Exercise brief. Restate the lines word for word, from the first line of the records through the line containing "import plotly.graph_objects as go". Leave out the pictures and anything after that line.

Data extract.
────────

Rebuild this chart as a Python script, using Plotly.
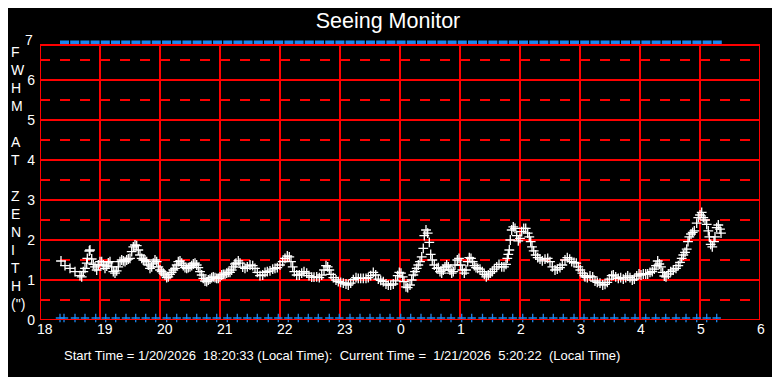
import plotly.graph_objects as go

# ---------------- data ----------------
# minutes after 18:00 local time (20 Jan 2026) and FWHM at zenith (arcsec)
fwhm_minutes = [
    21, 25, 30, 35, 40, 41.7, 43.3, 45, 46.7, 47.3, 49.3, 50, 51.7, 53.3, 55, 56.7, 58.3, 60,
    61.7, 63.3, 65, 66.7, 68.3, 70, 71.7, 73.3, 75, 76.7, 78.3, 80, 81.7, 83.3, 85, 86.7, 88.3,
    90, 91.7, 93.3, 95, 96.7, 98.3, 100, 101.7, 103.3, 105, 106.7, 108.3, 110, 111.7, 113.3,
    115, 116.7, 118.3, 120, 121.7, 123.3, 125, 126.7, 128.3, 130, 131.7, 133.3, 135, 136.7,
    138.3, 140, 141.7, 143.3, 145, 146.7, 148.3, 150, 151.7, 153.3, 155, 156.7, 158.3, 160,
    161.7, 163.3, 165, 166.7, 168.3, 170, 171.7, 173.3, 175, 176.7, 178.3, 180, 181.7, 183.3,
    185, 186.7, 188.3, 190, 191.7, 193.3, 195,
    196, 198.3, 200, 202.7, 205, 207.3, 210, 212.7, 215, 217.3, 220, 222.7, 225, 227.3, 230,
    232.7, 235, 237.3, 240, 242.7, 245, 247.3, 249.3, 251, 252.7, 254.3, 256.7, 259.3, 261.7,
    264, 266.7, 269, 271.7, 274, 276.7, 279.3, 281.7, 284, 286, 287.7, 289.3, 291, 293.3, 296,
    298.3, 300.7, 303.3, 306, 308.3, 310.7, 313.3, 316, 318.3, 320.7, 323.3, 326, 328.3, 330.7,
    333.3, 335.7, 338.3, 340.7, 343.3, 346, 348.3, 350.7, 353.3, 355.7, 357.7, 359.3, 361,
    362.7, 364, 366, 367.7,
    370, 371.7, 373.3, 375, 376.7, 378.3, 380, 381.7, 383.3, 384.3, 386, 387.7, 389.3, 390.7,
    392.3, 394.3, 396.7, 398.3, 400, 401.7, 403.3, 405, 406.7, 408.3, 410, 411.7, 413.3, 415,
    417.3, 419, 420.7, 422.3, 424.3, 426, 427.7, 429.3, 431, 432.7, 434.3, 436, 437.7, 440,
    442.3, 444.3, 446.3, 448.3, 450.3, 452.3, 454.3, 456.7, 459, 461.7, 464, 466, 467.3, 468.3,
    469.3, 470.3, 471.7, 473.3, 475, 476.7, 478.3, 480, 481.7, 483.7, 485.7, 487.7, 489.3,
    490.7, 492, 493.7, 495.7, 497.7, 500, 502.3, 505, 507.7, 510, 512.3, 515, 517.3, 520,
    522.3, 525, 527.3, 529.7, 531.7, 534, 536.3, 538.3, 540.3, 542.3, 544.3,
    545, 547.3, 550, 552.7, 555, 557.3, 560, 562.7, 565, 567.3, 569.3, 571.7, 573.3, 575.7,
    578.3, 580.7, 583.3, 585.7, 587.7, 590, 592.3, 594.3, 596.7, 599, 601, 603.3, 605.7, 607.7,
    610, 612.3, 614.3, 616, 617.7, 619.3, 621, 622.7, 624.3, 626, 628.3, 630.7, 633.3, 636,
    638.3, 640, 641.7, 643.3, 645, 646.7, 648, 649.3, 651, 652.7, 654.3, 656.7, 658.3, 660,
    661.7, 663.3, 665, 666.7, 668.3, 669.3, 670.7, 672.3, 674, 675, 676.7, 678.3, 680, 681,
]
fwhm_values = [
    1.475, 1.36, 1.29, 1.21, 1.11, 1.08, 1.21, 1.29, 1.42, 1.54, 1.725, 1.75, 1.525, 1.39, 1.33,
    1.25, 1.375, 1.46, 1.46, 1.375, 1.29, 1.35, 1.43, 1.46, 1.33, 1.21, 1.17, 1.23, 1.33, 1.46,
    1.5, 1.48, 1.46, 1.5, 1.525, 1.54, 1.71, 1.83, 1.875, 1.86, 1.75, 1.625, 1.54, 1.5, 1.5,
    1.46, 1.375, 1.29, 1.33, 1.42, 1.5, 1.46, 1.33, 1.25, 1.21, 1.17, 1.125, 1.06, 1.08, 1.14,
    1.19, 1.25, 1.29, 1.375, 1.46, 1.48, 1.42, 1.36, 1.31, 1.29, 1.31, 1.33, 1.36, 1.4, 1.42,
    1.375, 1.31, 1.21, 1.125, 1.04, 0.975, 0.96, 1.0, 1.02, 1.06, 1.08, 1.06, 1.04, 1.04, 1.08,
    1.125, 1.14, 1.14, 1.17, 1.19, 1.19, 1.25, 1.33, 1.4,
    1.42, 1.48, 1.42, 1.32, 1.29, 1.33, 1.375, 1.36, 1.29, 1.19, 1.11, 1.125, 1.19, 1.21, 1.23,
    1.27, 1.29, 1.31, 1.375, 1.46, 1.54, 1.6, 1.58, 1.46, 1.33, 1.21, 1.125, 1.125, 1.17, 1.21,
    1.17, 1.11, 1.07, 1.07, 1.08, 1.06, 1.125, 1.25, 1.36, 1.33, 1.25, 1.14, 1.06, 1.0, 0.96,
    0.94, 0.92, 0.9, 0.875, 0.92, 1.01, 1.06, 1.04, 1.04, 1.04, 1.04, 1.06, 1.11, 1.19, 1.125,
    1.02, 0.99, 0.96, 0.9, 0.87, 0.87, 0.9, 0.98, 1.11, 1.19, 1.17, 1.08, 0.96, 0.83, 0.81,
    0.875, 1.0, 1.125, 1.21, 1.29, 1.375, 1.46, 1.58, 1.79, 2.11, 2.25, 2.17, 1.94, 1.64, 1.5,
    1.375, 1.29, 1.31, 1.21, 1.17, 1.25, 1.33, 1.375, 1.33, 1.25, 1.17, 1.21, 1.375, 1.5, 1.54,
    1.375, 1.25, 1.17, 1.25, 1.46, 1.56, 1.54, 1.46, 1.36, 1.31, 1.29, 1.27, 1.21, 1.14, 1.08,
    1.125, 1.17, 1.21, 1.27, 1.33, 1.39, 1.33, 1.33, 1.39, 1.54, 1.64, 1.75, 2.0, 2.25, 2.33,
    2.29, 2.11, 1.98, 2.04, 2.21, 2.29, 2.29, 2.17, 2.08, 1.96, 1.83, 1.73, 1.625, 1.56, 1.52,
    1.48, 1.52, 1.54, 1.46, 1.33, 1.25, 1.27, 1.31, 1.375, 1.5, 1.56, 1.52, 1.46, 1.44, 1.42,
    1.33, 1.25, 1.17, 1.11,
    1.08, 1.06, 1.1, 1.08, 0.975, 0.94, 0.92, 0.875, 0.89, 0.94, 1.02, 1.11, 1.125, 1.08, 1.04,
    1.06, 1.02, 1.06, 1.1, 1.06, 1.0, 1.02, 1.1, 1.15, 1.125, 1.15, 1.15, 1.15, 1.19, 1.21,
    1.27, 1.36, 1.475, 1.4, 1.33, 1.19, 1.1, 1.08, 1.15, 1.21, 1.25, 1.29, 1.36, 1.44, 1.54,
    1.625, 1.69, 1.77, 1.96, 2.08, 2.15, 2.19, 2.23, 2.42, 2.56, 2.625, 2.69, 2.56, 2.5, 2.39,
    2.23, 2.08, 1.89, 1.83, 1.96, 2.08, 2.31, 2.375, 2.27, 2.17,
]

# lower status markers (minutes after 18:00)
status_minutes = [
    20, 24, 35, 45, 55.7, 65.7, 75.7, 86, 95.7, 105.7, 115.7, 126.7, 136.7, 146.7, 156.7, 166.7,
    176.7, 187.3, 197.3, 207.3, 217.3, 228.3, 238.3, 248.3, 258.3, 268.3, 278.3, 289.3, 299.3,
    310, 320, 330, 340, 350, 360.7, 370.7, 381, 391, 401, 411, 421.7, 431.7, 442.5, 452.5,
    462.7, 472.7, 482.7, 492.7, 503.3, 513.3, 523.3, 534, 544, 554.3, 564.3, 574.3, 585, 595,
    605.7, 615.7, 625.7, 636, 646, 656.7, 666.7, 676.7,
]
status_level = 0.05

# upper band: from start time (18:20:33) to current time (05:20:22), minutes after 18:00
band_minutes = [20.0, 683.0]
band_level = 6.93

hour_ticks = [18, 19, 20, 21, 22, 23, 24, 25, 26, 27, 28, 29, 30]
hour_labels = ["18", "19", "20", "21", "22", "23", "0", "1", "2", "3", "4", "5", "6"]
y_ticks = [0, 1, 2, 3, 4, 5, 6]
y_half_ticks = [0.5, 1.5, 2.5, 3.5, 4.5, 5.5, 6.5]
frame_top = 6.875

title_text = "Seeing Monitor"
footer_text = ("Start Time = 1/20/2026\u00a0 18:20:33 (Local Time):\u00a0 Current Time =\u00a0 "
               "1/21/2026\u00a0 5:20:22\u00a0 (Local Time)")
ylabel_letters = ["F", "W", "H", "M", "", "A", "T", "", "Z", "E", "N", "I", "T", "H", "(\")"]

# ---------------- figure ----------------
def to_hours(mins):
    return [18 + m / 60.0 for m in mins]

FONT = "Liberation Sans, Arial, sans-serif"
RED = "#FF0000"
BLUE = "#1C86EE"

fig = go.Figure()

fig.add_trace(go.Scatter(
    x=to_hours(band_minutes), y=[band_level] * len(band_minutes),
    mode="lines", line=dict(color=BLUE, width=4.5, dash="9px,1.2px"),
    hoverinfo="skip", showlegend=False))

fig.add_trace(go.Scatter(
    x=to_hours(status_minutes), y=[status_level] * len(status_minutes),
    mode="markers",
    marker=dict(symbol="cross-thin", size=6, line=dict(color=BLUE, width=1.3)),
    cliponaxis=False, showlegend=False))

fig.add_trace(go.Scatter(
    x=to_hours(fwhm_minutes), y=fwhm_values,
    mode="markers",
    marker=dict(symbol="cross-thin", size=7, line=dict(color="white", width=1.3)),
    showlegend=False))

# frame and vertical hour grid (stopping at the frame top)
shapes = [dict(type="rect", xref="x", yref="y", x0=hour_ticks[0], x1=hour_ticks[-1],
               y0=0, y1=frame_top, line=dict(color=RED, width=2), layer="above")]
for h in hour_ticks[1:-1]:
    shapes.append(dict(type="line", xref="x", yref="y", x0=h, x1=h, y0=0, y1=frame_top,
                       line=dict(color=RED, width=2), layer="below"))

annotations = [dict(text="7", x=0, xref="paper", xanchor="right", xshift=-5,
                    y=7, yref="y", yanchor="middle", showarrow=False,
                    font=dict(family=FONT, size=14, color="white"))]
step = 0.45
top_val = 6.7
for i, ch in enumerate(ylabel_letters):
    if ch:
        annotations.append(dict(text=ch, x=-0.0437, xref="paper", xanchor="left",
                                y=top_val - i * step, yref="y", yanchor="middle",
                                showarrow=False,
                                font=dict(family=FONT, size=14, color="white")))
annotations.append(dict(text=footer_text, x=0.0306, xref="paper", xanchor="left",
                        y=-0.125, yref="paper", yanchor="middle", showarrow=False,
                        font=dict(family=FONT, size=13, color="white")))

# page body adds an 8px offset; figure is sized so the page area matches 780x377
fig.update_layout(
    width=772, height=369,
    margin=dict(l=32, r=20, t=32, b=57),
    paper_bgcolor="black", plot_bgcolor="black",
    title=dict(text=title_text, x=0.4922, xanchor="center", xref="container",
               y=0.9675, yanchor="middle",
               font=dict(family=FONT, size=21.5, color="white")),
    font=dict(family=FONT, color="white"),
    annotations=annotations,
    shapes=shapes,
    xaxis=dict(range=[18, 30], tickvals=hour_ticks, ticktext=hour_labels,
               showgrid=False, zeroline=False, showline=False,
               ticks="", ticklabelstandoff=-1,
               ticklabelposition="outside right", ticklabelshift=-3,
               tickfont=dict(family=FONT, size=14, color="white")),
    yaxis=dict(range=[0, 7], tickvals=y_ticks,
               showgrid=True, gridcolor=RED, gridwidth=2, zeroline=False,
               showline=False,
               ticks="", ticklabelstandoff=4,
               tickfont=dict(family=FONT, size=14, color="white"),
               minor=dict(tickvals=y_half_ticks, showgrid=True, gridcolor=RED,
                          gridwidth=2, griddash="10px,10px", ticks="")),
)

fig.write_html("out.html")
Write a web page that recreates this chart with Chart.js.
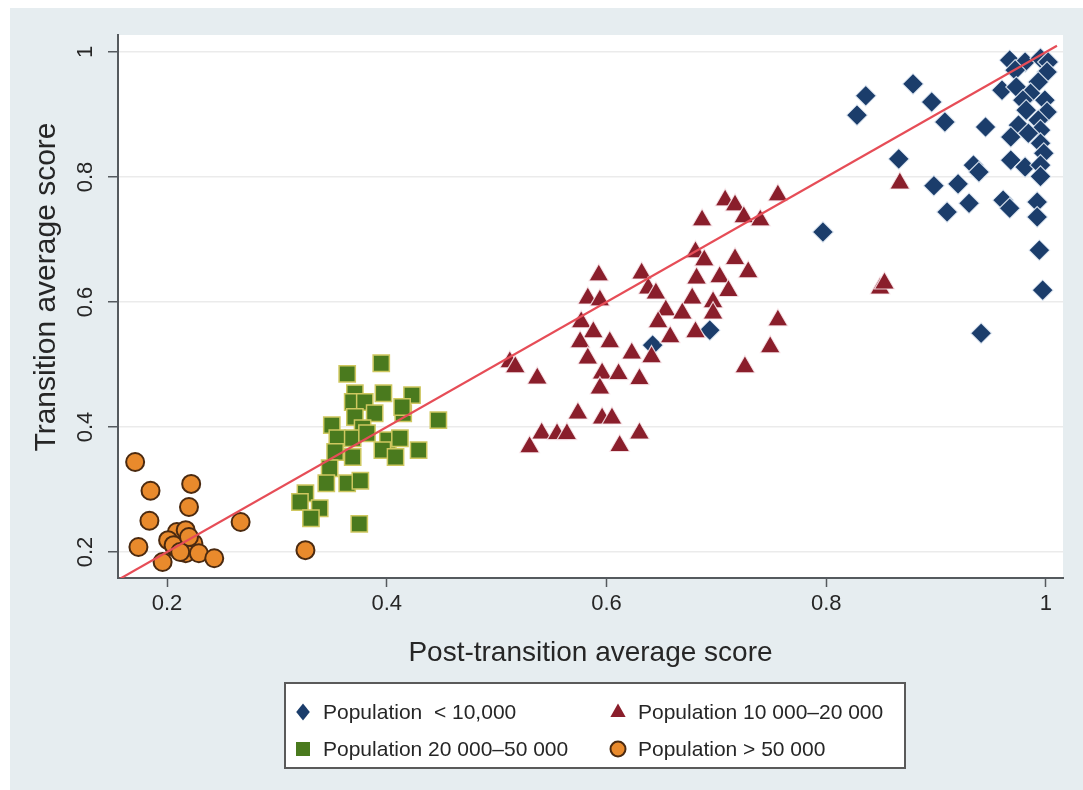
<!DOCTYPE html>
<html>
<head>
<meta charset="utf-8">
<title>Transition vs post-transition average score</title>
<script src="https://cdn.jsdelivr.net/npm/chart.js@4/dist/chart.umd.min.js"></script>
<style>
  html, body { margin: 0; padding: 0; background: #ffffff; }
  #wrap { width: 1083px; height: 790px; position: relative; }
</style>
</head>
<body>
<div id="wrap"><canvas id="c" width="1083" height="790"></canvas></div>
<script>
// ---- data: [post-transition score, transition score] per municipality ----
const popUnder10k = [
  [0.967,0.987],[0.981,0.984],[0.995,0.990],[1.002,0.984],[0.972,0.971],[1.001,0.968],
  [0.993,0.952],[0.879,0.949],[0.960,0.939],[0.973,0.944],[0.986,0.934],[0.836,0.930],
  [0.896,0.920],[0.979,0.923],[0.999,0.923],[0.982,0.907],[1.001,0.904],[0.828,0.899],
  [0.908,0.888],[0.993,0.891],[0.975,0.883],[0.945,0.880],[0.995,0.875],[0.968,0.864],
  [0.984,0.870],[0.995,0.854],[0.998,0.838],[0.866,0.829],[0.968,0.827],[0.981,0.816],
  [0.995,0.819],[0.934,0.819],[0.939,0.808],[0.995,0.801],[0.898,0.786],[0.920,0.789],
  [0.910,0.744],[0.930,0.758],[0.961,0.763],[0.967,0.750],[0.992,0.760],[0.992,0.736],
  [0.797,0.712],[0.994,0.683],[0.997,0.619],[0.941,0.550],[0.694,0.555],[0.642,0.531]
];
const pop10kTo20k = [
  [0.756,0.771],[0.708,0.763],[0.717,0.755],[0.725,0.736],[0.740,0.731],[0.687,0.731],
  [0.681,0.680],[0.689,0.667],[0.717,0.669],[0.729,0.648],[0.593,0.643],[0.632,0.646],
  [0.682,0.638],[0.703,0.640],[0.711,0.618],[0.638,0.622],[0.645,0.614],[0.583,0.606],
  [0.594,0.603],[0.678,0.606],[0.697,0.600],[0.654,0.587],[0.669,0.582],[0.697,0.582],
  [0.756,0.571],[0.577,0.568],[0.647,0.568],[0.588,0.552],[0.681,0.552],[0.658,0.544],
  [0.576,0.536],[0.603,0.536],[0.749,0.528],[0.623,0.518],[0.641,0.512],[0.583,0.510],
  [0.512,0.504],[0.517,0.496],[0.726,0.496],[0.596,0.486],[0.611,0.485],[0.537,0.478],
  [0.630,0.477],[0.594,0.462],[0.574,0.422],[0.596,0.414],[0.605,0.414],[0.541,0.390],
  [0.555,0.389],[0.564,0.389],[0.630,0.390],[0.530,0.368],[0.612,0.370],[0.867,0.790],
  [0.849,0.622],[0.853,0.630]
];
const pop20kTo50k = [
  [0.364,0.485],[0.395,0.502],[0.371,0.454],[0.397,0.454],[0.423,0.451],[0.369,0.440],
  [0.380,0.440],[0.389,0.422],[0.371,0.416],[0.415,0.422],[0.414,0.432],[0.447,0.411],
  [0.350,0.403],[0.378,0.398],[0.355,0.382],[0.369,0.382],[0.382,0.390],[0.401,0.379],
  [0.412,0.382],[0.396,0.363],[0.408,0.352],[0.429,0.363],[0.353,0.360],[0.369,0.352],
  [0.348,0.334],[0.345,0.310],[0.364,0.310],[0.376,0.314],[0.326,0.294],[0.321,0.280],
  [0.339,0.270],[0.331,0.254],[0.375,0.245]
];
const popOver50k = [
  [0.171,0.344],[0.185,0.298],[0.222,0.309],[0.220,0.272],[0.184,0.250],[0.267,0.248],
  [0.174,0.208],[0.196,0.184],[0.209,0.232],[0.217,0.235],[0.201,0.219],[0.224,0.214],
  [0.217,0.198],[0.229,0.198],[0.243,0.190],[0.326,0.203],[0.207,0.208],[0.206,0.211],
  [0.220,0.224],[0.212,0.200]
];
// reference line y = x
const equalityLine = [[0.1554,0.1554],[1.01,1.01]];

const seriesLabels = ['Population  < 10,000', 'Population 10 000\u201320 000',
                      'Population 20 000\u201350 000', 'Population > 50 000'];
const xTicks = [0.2, 0.4, 0.6, 0.8, 1];
const yTicks = [0.2, 0.4, 0.6, 0.8, 1];
const xTitle = 'Post-transition average score';
const yTitle = 'Transition average score';
const xRange = [0.1554, 1.0155];
const yRange = [0.1584, 1.0272];

const FONT = "'Liberation Sans', Arial, Helvetica, sans-serif";
const TEXT = '#262626';
const AXIS = '#555a5e';

const toXY = arr => arr.map(p => ({ x: p[0], y: p[1] }));

const styles = [
  { shape: 'rectRot',  fill: '#1b3d6b', stroke: 'rgba(235,242,250,0.85)', bw: 1.2, r: 10.5 },
  { shape: 'triangle', fill: '#8a1e2b', stroke: 'rgba(250,235,238,0.85)', bw: 1.2, r: 11.5 },
  { shape: 'rect',     fill: '#4a7a1e', stroke: '#cfc860',                bw: 1.5, r: 11.5 },
  { shape: 'circle',   fill: '#e98a2c', stroke: '#4b2a10',                bw: 2,   r: 9 }
];
const groups = [popUnder10k, pop10kTo20k, pop20kTo50k, popOver50k];

const datasets = [{
  type: 'scatter',
  label: 'y = x',
  data: toXY(equalityLine),
  showLine: true,
  borderColor: '#e64d57',
  borderWidth: 2.2,
  pointRadius: 0,
  order: 0
}];
groups.forEach((g, i) => {
  const s = styles[i];
  datasets.push({
    label: seriesLabels[i],
    data: toXY(g),
    pointStyle: s.shape,
    pointRadius: s.r,
    pointHoverRadius: s.r,
    backgroundColor: s.fill,
    borderColor: s.stroke,
    borderWidth: s.bw,
    order: 4 - i
  });
});

// panel and plot backgrounds
const backdrop = {
  id: 'backdrop',
  beforeDraw(chart) {
    const { ctx, chartArea: a } = chart;
    ctx.save();
    ctx.fillStyle = '#ffffff';
    ctx.fillRect(0, 0, chart.width, chart.height);
    ctx.fillStyle = '#e6edf0';
    ctx.fillRect(10, 8, chart.width - 10, chart.height - 8);
    ctx.fillStyle = '#ffffff';
    ctx.fillRect(a.left, a.top, a.right - a.left, a.bottom - a.top);
    ctx.restore();
  }
};

function marker(ctx, s, x, y) {
  ctx.save();
  ctx.fillStyle = s.fill;
  ctx.strokeStyle = s.stroke;
  ctx.lineWidth = s.bw;
  ctx.beginPath();
  const r = 8.5;
  if (s.shape === 'rectRot') {
    ctx.moveTo(x, y - r); ctx.lineTo(x + r * 0.8, y); ctx.lineTo(x, y + r); ctx.lineTo(x - r * 0.8, y);
  } else if (s.shape === 'triangle') {
    ctx.moveTo(x, y - r); ctx.lineTo(x + r * 0.9, y + r * 0.6); ctx.lineTo(x - r * 0.9, y + r * 0.6);
  } else if (s.shape === 'rect') {
    ctx.rect(x - 7, y - 7, 14, 14);
  } else {
    ctx.arc(x, y, 7.5, 0, Math.PI * 2);
  }
  ctx.closePath();
  ctx.fill();
  if (s.shape === 'circle') ctx.stroke();
  ctx.restore();
}

// axis titles and boxed two-column legend
const annotations = {
  id: 'annotations',
  afterDraw(chart) {
    const { ctx, chartArea: a } = chart;
    ctx.save();
    ctx.fillStyle = TEXT;
    ctx.textAlign = 'center';
    ctx.textBaseline = 'middle';
    ctx.font = '28px ' + FONT;
    ctx.fillText(xTitle, (a.left + a.right) / 2, 653);
    ctx.save();
    ctx.font = '30px ' + FONT;
    ctx.translate(47, 287);
    ctx.rotate(-Math.PI / 2);
    ctx.fillText(yTitle, 0, 0);
    ctx.restore();

    // legend box
    ctx.fillStyle = '#ffffff';
    ctx.fillRect(285, 683, 620, 85);
    ctx.strokeStyle = '#5a5a5a';
    ctx.lineWidth = 2;
    ctx.strokeRect(285, 683, 620, 85);

    const cols = [303, 618];
    const rows = [712, 749];
    ctx.font = '21px ' + FONT;
    ctx.textAlign = 'left';
    for (let i = 0; i < 4; i++) {
      const cx = cols[i % 2], cy = rows[Math.floor(i / 2)];
      marker(ctx, styles[i], cx, cy);
      ctx.fillStyle = TEXT;
      ctx.fillText(seriesLabels[i], cx + 20, cy + 1);
    }
    ctx.restore();
  }
};

new Chart(document.getElementById('c'), {
  type: 'scatter',
  data: { datasets },
  plugins: [backdrop, annotations],
  options: {
    responsive: false,
    animation: false,
    devicePixelRatio: 1,
    layout: { padding: { left: 10, top: 35, right: 20, bottom: 122 } },
    plugins: { legend: { display: false }, tooltip: { enabled: false } },
    scales: {
      x: {
        type: 'linear',
        min: xRange[0], max: xRange[1],
        afterBuildTicks: s => { s.ticks = xTicks.map(v => ({ value: v })); },
        afterFit: s => { s.height = 90; },
        grid: { drawOnChartArea: false, drawTicks: true, tickLength: 9, tickColor: AXIS, tickWidth: 1.5 },
        border: { display: true, color: AXIS, width: 2 },
        ticks: {
          font: { family: FONT, size: 22 }, color: TEXT, padding: 4,
          maxRotation: 0, minRotation: 0, autoSkip: false,
          callback: v => String(v)
        }
      },
      y: {
        type: 'linear',
        min: yRange[0], max: yRange[1],
        afterBuildTicks: s => { s.ticks = yTicks.map(v => ({ value: v })); },
        afterFit: s => { s.width = 108; },
        grid: { color: '#ebebeb', lineWidth: 1.5, drawTicks: true, tickLength: 10, tickColor: AXIS, tickWidth: 1.5 },
        border: { display: true, color: AXIS, width: 2 },
        ticks: {
          font: { family: FONT, size: 22 }, color: TEXT, padding: 7,
          minRotation: 90, maxRotation: 90, crossAlign: 'center', autoSkip: false,
          callback: v => String(v)
        }
      }
    }
  }
});
</script>
</body>
</html>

────────

Right answer.
Rebuild this chart as a Python script, using Plotly.
import plotly.graph_objects as go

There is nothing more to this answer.